• _Material supplied_:
↓

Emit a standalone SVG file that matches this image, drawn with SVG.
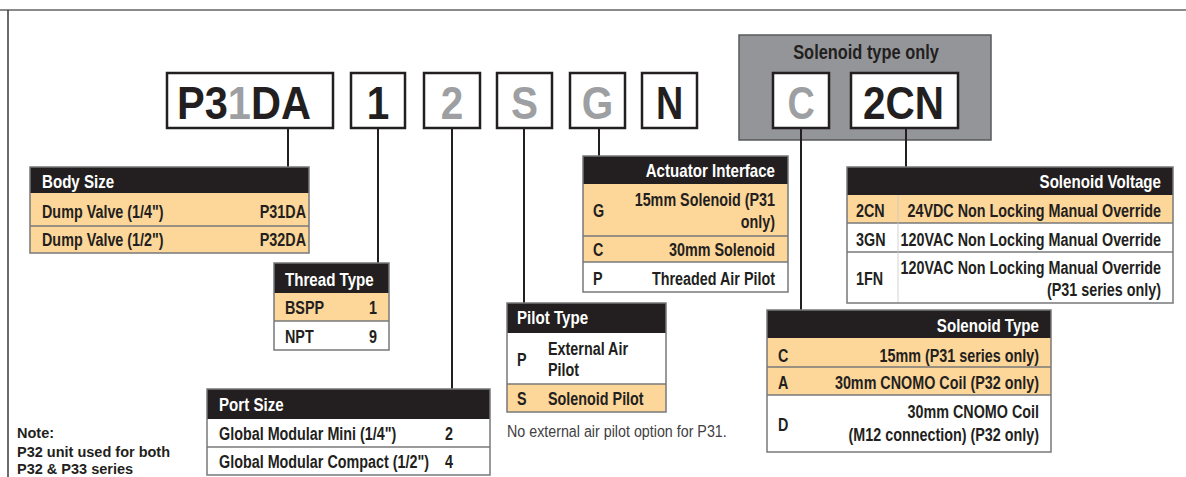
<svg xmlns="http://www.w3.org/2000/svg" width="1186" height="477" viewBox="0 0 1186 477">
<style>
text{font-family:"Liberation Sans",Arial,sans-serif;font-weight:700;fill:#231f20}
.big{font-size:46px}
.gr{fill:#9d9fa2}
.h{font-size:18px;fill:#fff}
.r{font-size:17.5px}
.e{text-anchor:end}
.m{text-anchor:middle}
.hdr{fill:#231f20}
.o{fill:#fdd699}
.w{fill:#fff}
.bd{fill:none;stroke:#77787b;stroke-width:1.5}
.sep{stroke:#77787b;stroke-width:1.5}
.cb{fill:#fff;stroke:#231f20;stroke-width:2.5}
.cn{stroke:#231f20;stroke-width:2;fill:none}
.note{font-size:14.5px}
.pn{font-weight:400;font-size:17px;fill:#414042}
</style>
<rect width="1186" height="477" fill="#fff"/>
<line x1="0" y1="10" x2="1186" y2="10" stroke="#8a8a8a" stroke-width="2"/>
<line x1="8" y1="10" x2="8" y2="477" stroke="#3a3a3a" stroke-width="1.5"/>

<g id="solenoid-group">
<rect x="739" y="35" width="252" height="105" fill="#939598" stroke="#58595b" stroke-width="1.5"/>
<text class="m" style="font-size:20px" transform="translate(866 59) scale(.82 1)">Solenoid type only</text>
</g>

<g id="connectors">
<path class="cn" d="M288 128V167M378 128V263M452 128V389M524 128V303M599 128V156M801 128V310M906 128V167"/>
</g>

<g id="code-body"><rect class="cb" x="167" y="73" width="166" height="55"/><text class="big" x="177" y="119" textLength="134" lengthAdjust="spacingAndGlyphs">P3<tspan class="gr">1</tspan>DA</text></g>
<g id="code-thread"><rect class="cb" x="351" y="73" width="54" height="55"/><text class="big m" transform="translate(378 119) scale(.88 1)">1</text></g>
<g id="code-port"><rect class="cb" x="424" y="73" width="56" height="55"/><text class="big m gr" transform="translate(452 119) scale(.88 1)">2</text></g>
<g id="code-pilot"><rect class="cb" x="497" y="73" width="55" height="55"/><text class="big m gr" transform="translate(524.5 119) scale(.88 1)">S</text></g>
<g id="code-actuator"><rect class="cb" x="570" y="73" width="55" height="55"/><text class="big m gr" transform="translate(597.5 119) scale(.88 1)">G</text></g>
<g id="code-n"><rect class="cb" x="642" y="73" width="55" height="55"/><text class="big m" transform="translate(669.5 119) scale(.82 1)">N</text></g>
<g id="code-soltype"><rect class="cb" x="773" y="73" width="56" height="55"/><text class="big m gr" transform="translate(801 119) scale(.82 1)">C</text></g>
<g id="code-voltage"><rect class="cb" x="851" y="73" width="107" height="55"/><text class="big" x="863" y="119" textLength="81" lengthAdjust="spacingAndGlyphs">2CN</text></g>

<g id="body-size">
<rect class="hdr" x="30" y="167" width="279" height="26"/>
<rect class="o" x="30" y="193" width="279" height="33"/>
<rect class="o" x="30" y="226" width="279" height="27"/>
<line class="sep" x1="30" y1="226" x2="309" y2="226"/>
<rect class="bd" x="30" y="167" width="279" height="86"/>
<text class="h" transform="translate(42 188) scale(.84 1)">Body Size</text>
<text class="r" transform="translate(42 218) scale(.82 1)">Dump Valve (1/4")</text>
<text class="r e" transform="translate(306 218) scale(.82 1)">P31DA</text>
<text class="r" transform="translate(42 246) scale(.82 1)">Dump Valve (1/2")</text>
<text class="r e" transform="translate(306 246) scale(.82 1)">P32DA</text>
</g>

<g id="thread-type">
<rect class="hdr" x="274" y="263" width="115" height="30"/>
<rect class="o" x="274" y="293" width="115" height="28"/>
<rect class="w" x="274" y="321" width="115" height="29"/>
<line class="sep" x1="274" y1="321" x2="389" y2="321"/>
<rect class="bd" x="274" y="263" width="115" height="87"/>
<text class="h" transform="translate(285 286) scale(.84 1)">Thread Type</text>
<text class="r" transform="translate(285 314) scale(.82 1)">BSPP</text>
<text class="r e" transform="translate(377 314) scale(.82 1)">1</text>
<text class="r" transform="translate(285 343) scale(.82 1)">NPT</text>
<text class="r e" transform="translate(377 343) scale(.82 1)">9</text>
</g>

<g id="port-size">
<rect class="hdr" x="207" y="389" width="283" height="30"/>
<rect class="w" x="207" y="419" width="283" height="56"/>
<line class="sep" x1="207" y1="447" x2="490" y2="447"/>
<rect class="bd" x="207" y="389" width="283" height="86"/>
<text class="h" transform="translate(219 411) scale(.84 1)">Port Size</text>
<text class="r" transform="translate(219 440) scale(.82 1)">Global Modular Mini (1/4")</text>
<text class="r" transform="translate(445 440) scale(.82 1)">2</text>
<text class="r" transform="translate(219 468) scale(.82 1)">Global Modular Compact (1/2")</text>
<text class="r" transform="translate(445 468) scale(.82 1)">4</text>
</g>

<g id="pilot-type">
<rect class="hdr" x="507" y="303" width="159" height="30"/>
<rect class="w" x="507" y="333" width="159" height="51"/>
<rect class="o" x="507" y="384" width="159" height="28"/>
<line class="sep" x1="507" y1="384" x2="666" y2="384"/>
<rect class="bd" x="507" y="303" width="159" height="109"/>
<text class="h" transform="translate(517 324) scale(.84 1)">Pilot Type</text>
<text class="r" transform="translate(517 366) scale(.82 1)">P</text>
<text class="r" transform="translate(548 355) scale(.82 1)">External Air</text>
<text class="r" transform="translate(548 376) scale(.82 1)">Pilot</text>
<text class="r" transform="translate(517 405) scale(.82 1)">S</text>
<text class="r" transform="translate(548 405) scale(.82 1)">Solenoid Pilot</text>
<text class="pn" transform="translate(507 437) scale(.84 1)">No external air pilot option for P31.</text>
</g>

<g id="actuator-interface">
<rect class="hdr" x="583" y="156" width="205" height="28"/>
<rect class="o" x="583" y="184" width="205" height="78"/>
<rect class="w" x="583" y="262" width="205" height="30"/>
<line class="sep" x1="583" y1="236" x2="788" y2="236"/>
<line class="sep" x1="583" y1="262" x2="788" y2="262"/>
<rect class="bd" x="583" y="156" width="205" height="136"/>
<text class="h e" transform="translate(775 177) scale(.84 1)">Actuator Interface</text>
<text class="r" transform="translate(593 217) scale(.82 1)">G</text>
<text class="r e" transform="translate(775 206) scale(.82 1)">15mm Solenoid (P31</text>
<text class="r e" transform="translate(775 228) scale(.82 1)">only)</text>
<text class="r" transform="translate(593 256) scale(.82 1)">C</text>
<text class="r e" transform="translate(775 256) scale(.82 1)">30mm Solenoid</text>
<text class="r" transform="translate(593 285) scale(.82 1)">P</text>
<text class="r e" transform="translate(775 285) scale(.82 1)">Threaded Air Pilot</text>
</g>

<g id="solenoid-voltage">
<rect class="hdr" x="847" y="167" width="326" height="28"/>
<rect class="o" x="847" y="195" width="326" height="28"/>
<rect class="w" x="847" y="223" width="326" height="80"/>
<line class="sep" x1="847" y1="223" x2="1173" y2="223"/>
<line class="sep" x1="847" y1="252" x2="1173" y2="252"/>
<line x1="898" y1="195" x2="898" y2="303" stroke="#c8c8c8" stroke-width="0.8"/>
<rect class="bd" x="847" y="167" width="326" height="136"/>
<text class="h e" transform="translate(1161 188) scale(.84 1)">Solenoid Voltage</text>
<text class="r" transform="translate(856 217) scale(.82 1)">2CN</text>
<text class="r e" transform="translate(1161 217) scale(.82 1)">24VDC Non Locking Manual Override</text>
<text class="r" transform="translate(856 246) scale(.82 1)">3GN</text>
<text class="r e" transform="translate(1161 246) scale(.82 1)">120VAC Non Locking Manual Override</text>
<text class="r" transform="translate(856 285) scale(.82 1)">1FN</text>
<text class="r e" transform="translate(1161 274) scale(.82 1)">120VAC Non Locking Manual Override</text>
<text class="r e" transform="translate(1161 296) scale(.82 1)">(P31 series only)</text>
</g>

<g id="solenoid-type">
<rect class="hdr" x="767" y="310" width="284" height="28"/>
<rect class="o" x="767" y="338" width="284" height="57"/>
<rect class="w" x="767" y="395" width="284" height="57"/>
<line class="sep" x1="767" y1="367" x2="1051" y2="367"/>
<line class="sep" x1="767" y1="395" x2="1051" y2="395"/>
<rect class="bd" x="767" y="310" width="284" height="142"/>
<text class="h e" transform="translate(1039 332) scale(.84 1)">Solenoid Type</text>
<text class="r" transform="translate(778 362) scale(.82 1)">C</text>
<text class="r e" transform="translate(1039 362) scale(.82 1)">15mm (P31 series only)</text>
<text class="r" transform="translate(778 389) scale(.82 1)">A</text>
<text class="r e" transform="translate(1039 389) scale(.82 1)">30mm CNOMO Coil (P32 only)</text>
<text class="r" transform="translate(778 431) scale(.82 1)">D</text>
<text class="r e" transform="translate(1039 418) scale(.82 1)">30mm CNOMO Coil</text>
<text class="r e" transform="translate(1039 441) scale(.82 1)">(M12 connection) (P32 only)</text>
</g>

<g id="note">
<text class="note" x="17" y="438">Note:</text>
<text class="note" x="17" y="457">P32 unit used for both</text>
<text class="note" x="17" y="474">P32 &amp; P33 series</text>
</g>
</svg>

↑
↓

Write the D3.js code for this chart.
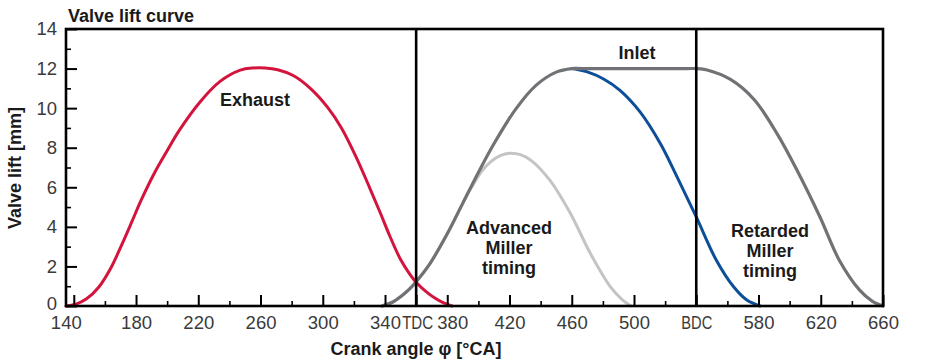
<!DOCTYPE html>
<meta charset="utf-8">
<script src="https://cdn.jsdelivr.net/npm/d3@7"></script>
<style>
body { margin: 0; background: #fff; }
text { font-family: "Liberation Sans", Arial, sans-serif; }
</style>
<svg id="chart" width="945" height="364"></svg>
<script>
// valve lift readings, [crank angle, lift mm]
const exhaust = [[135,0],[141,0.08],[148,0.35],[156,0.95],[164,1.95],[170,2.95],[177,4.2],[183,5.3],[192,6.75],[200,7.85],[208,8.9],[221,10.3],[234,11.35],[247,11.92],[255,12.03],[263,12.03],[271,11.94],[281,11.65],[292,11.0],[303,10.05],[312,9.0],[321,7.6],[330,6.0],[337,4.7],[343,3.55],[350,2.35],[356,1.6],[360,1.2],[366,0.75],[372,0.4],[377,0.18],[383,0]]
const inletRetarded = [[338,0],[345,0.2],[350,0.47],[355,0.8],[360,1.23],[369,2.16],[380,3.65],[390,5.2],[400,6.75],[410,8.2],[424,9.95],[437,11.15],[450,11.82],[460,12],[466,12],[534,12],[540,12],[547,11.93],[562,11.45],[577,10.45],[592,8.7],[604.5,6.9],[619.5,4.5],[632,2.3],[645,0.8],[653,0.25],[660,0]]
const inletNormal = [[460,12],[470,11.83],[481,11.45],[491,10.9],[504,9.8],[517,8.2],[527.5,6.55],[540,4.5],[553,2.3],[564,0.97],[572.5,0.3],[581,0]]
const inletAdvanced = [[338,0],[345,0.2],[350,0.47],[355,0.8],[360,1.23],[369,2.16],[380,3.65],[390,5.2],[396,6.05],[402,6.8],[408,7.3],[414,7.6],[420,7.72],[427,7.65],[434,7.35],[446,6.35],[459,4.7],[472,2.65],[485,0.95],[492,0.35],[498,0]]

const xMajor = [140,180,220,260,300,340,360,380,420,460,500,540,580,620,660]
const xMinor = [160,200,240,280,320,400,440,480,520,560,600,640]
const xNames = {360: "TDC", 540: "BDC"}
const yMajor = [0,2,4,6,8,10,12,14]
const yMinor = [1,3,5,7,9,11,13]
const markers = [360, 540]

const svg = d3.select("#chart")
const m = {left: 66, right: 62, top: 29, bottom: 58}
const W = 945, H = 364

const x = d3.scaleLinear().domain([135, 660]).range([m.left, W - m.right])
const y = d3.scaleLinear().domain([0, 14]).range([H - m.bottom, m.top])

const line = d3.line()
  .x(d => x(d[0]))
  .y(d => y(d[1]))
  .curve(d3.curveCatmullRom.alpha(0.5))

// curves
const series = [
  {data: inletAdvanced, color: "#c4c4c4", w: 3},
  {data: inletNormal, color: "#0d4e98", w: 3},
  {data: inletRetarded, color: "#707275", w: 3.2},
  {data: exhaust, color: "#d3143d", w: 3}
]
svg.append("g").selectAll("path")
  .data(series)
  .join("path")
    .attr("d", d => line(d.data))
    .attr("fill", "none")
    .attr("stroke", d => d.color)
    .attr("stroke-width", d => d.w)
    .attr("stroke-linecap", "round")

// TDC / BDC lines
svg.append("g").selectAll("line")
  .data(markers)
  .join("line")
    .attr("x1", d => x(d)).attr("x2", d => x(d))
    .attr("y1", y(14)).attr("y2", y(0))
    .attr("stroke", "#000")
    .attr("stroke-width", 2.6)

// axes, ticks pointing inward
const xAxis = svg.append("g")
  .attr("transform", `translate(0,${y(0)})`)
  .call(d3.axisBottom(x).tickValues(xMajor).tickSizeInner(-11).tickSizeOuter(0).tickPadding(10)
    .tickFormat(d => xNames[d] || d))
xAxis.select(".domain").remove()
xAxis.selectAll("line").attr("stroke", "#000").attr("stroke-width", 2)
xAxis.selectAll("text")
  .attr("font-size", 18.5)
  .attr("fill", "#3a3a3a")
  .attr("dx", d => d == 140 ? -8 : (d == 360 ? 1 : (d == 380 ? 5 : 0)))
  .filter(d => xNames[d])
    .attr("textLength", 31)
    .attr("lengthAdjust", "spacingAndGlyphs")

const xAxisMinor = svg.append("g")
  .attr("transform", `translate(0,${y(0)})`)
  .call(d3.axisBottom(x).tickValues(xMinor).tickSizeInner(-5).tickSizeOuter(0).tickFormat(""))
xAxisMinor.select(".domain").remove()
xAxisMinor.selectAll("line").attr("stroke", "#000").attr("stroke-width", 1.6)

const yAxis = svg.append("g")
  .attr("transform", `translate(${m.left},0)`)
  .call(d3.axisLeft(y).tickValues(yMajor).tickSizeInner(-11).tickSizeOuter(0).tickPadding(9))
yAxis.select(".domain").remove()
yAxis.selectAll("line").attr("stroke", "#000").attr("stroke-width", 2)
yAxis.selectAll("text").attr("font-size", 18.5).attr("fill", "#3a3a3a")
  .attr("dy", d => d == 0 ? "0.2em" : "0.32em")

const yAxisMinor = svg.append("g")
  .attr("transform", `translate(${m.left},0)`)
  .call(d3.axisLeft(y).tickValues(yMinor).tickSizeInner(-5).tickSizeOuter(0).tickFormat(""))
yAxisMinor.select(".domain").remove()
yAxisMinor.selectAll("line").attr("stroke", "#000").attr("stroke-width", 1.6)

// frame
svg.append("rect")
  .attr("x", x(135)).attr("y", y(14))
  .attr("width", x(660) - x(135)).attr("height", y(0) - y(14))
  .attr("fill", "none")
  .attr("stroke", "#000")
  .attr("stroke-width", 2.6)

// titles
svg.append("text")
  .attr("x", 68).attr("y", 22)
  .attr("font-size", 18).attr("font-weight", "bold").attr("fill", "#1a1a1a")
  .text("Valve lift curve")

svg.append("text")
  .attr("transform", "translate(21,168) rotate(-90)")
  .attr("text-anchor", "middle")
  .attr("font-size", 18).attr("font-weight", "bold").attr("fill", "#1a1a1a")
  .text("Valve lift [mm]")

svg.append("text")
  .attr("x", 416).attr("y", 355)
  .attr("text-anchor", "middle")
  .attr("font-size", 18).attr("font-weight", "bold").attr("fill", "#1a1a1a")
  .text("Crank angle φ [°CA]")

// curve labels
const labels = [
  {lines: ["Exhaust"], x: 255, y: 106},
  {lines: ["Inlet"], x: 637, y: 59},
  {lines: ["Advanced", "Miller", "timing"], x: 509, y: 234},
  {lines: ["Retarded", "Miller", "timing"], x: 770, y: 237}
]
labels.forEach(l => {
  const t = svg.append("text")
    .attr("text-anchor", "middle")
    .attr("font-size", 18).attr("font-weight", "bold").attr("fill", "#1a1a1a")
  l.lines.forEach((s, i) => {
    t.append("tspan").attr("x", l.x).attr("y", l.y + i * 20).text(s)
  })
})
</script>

↑
↓

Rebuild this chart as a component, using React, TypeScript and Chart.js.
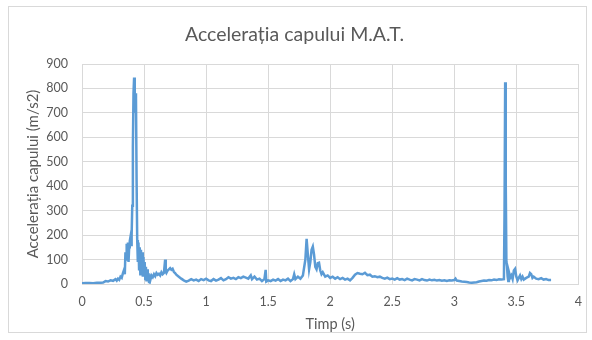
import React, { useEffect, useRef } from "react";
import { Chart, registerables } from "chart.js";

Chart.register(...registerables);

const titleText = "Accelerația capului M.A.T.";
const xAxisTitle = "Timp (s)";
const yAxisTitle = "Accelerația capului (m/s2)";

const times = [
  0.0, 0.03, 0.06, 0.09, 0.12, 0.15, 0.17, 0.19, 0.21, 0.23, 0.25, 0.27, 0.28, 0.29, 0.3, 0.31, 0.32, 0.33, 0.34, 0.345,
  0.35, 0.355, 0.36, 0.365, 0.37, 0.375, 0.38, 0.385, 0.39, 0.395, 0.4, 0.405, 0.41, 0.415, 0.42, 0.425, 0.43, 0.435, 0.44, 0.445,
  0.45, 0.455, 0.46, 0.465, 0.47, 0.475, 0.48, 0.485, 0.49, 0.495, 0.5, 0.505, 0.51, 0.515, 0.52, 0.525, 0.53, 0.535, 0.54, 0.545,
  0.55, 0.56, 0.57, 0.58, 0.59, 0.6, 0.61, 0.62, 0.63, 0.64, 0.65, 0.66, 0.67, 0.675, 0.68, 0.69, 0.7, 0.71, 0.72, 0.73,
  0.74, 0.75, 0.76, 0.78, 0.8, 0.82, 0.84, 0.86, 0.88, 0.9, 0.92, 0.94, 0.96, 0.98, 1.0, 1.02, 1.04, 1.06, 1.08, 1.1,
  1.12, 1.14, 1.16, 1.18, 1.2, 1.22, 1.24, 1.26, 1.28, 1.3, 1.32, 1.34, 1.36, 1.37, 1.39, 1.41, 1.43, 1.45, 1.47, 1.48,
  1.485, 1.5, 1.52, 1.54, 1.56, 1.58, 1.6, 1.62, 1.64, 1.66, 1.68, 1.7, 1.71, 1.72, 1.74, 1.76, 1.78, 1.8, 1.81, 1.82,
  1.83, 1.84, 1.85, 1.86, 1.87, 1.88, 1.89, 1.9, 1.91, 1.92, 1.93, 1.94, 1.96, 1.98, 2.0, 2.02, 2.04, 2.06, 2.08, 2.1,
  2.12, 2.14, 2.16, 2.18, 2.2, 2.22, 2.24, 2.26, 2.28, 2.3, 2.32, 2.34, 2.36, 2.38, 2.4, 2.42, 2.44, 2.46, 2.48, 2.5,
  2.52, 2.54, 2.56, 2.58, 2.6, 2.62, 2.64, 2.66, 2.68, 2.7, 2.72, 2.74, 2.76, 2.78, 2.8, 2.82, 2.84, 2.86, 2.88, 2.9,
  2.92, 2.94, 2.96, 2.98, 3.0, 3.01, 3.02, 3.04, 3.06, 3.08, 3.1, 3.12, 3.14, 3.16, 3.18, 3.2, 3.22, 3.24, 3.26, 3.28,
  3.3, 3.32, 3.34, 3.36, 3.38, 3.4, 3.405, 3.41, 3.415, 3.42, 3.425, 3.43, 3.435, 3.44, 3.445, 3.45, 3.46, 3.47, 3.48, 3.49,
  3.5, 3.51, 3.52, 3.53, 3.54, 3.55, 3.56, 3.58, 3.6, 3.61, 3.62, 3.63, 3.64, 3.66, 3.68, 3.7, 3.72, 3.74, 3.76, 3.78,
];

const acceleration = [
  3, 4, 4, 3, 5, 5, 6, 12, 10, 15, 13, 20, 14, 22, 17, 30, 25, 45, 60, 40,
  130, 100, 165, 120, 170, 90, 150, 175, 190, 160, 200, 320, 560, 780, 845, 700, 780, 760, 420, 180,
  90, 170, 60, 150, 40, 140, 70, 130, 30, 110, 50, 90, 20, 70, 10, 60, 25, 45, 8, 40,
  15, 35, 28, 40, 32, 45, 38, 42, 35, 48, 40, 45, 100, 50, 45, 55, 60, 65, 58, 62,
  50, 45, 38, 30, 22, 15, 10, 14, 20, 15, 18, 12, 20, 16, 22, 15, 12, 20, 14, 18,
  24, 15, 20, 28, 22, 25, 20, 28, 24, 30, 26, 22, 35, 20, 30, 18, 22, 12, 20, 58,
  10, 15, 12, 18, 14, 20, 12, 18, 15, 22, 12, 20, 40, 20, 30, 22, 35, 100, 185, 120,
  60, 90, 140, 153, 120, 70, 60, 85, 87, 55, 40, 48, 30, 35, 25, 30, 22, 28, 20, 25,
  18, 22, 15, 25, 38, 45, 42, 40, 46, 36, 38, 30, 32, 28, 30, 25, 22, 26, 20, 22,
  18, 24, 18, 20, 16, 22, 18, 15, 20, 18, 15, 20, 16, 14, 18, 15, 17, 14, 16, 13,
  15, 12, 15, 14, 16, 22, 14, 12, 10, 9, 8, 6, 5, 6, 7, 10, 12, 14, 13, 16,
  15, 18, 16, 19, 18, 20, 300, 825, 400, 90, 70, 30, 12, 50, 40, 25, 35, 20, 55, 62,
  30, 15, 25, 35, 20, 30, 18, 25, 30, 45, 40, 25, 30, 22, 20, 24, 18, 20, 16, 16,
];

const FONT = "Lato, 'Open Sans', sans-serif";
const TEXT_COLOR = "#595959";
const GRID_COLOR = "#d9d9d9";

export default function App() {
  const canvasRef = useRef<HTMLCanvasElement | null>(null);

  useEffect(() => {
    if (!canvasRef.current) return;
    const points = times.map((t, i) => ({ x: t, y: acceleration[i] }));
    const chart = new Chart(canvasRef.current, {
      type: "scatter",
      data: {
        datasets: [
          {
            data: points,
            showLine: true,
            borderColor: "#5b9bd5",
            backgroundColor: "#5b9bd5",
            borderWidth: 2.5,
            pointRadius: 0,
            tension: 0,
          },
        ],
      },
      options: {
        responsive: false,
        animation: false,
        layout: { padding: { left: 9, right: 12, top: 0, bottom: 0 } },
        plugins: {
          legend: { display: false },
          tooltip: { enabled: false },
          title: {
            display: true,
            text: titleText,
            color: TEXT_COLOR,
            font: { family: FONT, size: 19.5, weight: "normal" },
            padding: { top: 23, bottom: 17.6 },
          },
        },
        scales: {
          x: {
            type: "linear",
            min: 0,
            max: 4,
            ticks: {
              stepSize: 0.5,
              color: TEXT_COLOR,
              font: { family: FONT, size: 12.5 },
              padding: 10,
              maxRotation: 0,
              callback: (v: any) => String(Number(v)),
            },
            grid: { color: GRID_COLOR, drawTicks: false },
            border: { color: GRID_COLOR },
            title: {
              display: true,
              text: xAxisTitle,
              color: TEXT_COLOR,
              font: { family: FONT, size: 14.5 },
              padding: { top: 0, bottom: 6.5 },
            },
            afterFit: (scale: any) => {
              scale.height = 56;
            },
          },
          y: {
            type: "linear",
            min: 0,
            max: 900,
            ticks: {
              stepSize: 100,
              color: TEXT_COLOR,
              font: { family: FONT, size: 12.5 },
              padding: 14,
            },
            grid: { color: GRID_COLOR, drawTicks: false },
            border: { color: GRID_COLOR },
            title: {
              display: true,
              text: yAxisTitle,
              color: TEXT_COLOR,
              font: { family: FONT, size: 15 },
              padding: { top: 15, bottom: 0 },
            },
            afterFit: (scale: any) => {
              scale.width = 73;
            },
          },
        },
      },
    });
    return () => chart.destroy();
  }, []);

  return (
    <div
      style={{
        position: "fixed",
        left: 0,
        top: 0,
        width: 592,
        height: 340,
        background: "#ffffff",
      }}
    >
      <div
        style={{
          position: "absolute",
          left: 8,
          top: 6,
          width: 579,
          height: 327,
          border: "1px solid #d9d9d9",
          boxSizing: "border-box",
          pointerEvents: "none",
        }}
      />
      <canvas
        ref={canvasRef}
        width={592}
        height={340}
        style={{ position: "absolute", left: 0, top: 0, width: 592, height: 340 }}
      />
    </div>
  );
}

↑

• _Problem description_: Show each line of the data that contains the string "React".

• _Result for this task_:
Rebuild this chart as a component, using React, TypeScript and Chart.js.
import React, { useEffect, useRef } from "react";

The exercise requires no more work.